Justin Bieber’s full system meltdown has now made its way to mainland America – having only clocked a seriously short amount of time back home since returning from his ill-fated European tour, Biebs has already had a police report filed against him following a dispute with his neighbour who claims Biebs’ pimped out Calabasas residence became a party house while he was abroad.
As the story goes, when the neighbour attempted to speak with Bieber about what went down while he was away, Biebs lost his shit. The official police report, initially reported by TMZ, claims that Bieber made physical contact during the altercation and backed that up with verbal threats. The neighbour was then escorted off the property by security.

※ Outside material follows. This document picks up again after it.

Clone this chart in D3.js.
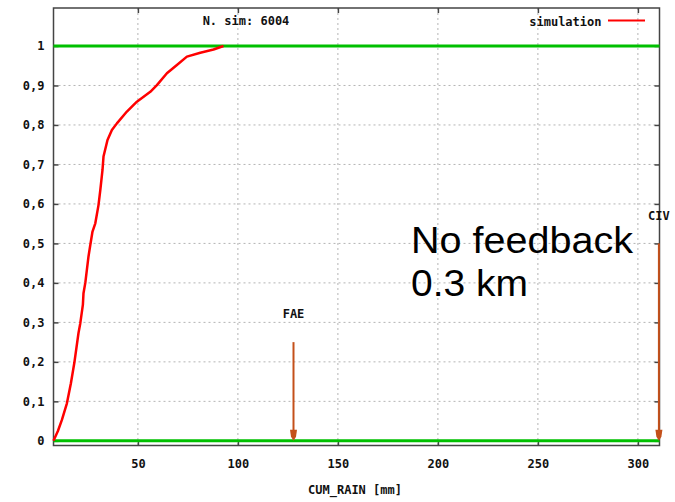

It’s not easy to have a battery claim lodged against you only hours after getting off a plane, most people would have to try real hard to get that sort of street cred, but not Biebs, I mean, surely you saw him arch up to the paparazzi in the UK – he’s an ice-cold motherfucker these days.

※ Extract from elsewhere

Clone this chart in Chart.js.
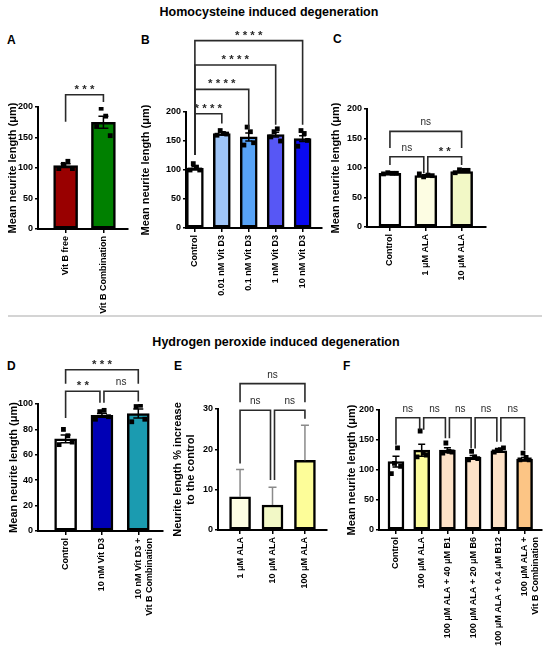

In fact, there’s a good chance that there’s nothing running through the dudes veins BUT ice after Polish paps snapped him walking to the airport with out a shirt on. In -10 degree conditions. Airport officials were pretty wigged out by this misguided display of alpha male status with a spokesperson stating (Via Crushable), “He wasn’t told to take off his clothes. He had no metal objects on him. He’s quite skinny so I assume he was probably freezing.”
It’s pretty clear now that, just when we thought he’d hit rock bottom, Justin Bieber is continuing to plummet to new Lindsay Low-hans as his case of Bona-douchey syndrome reaches fever pitch.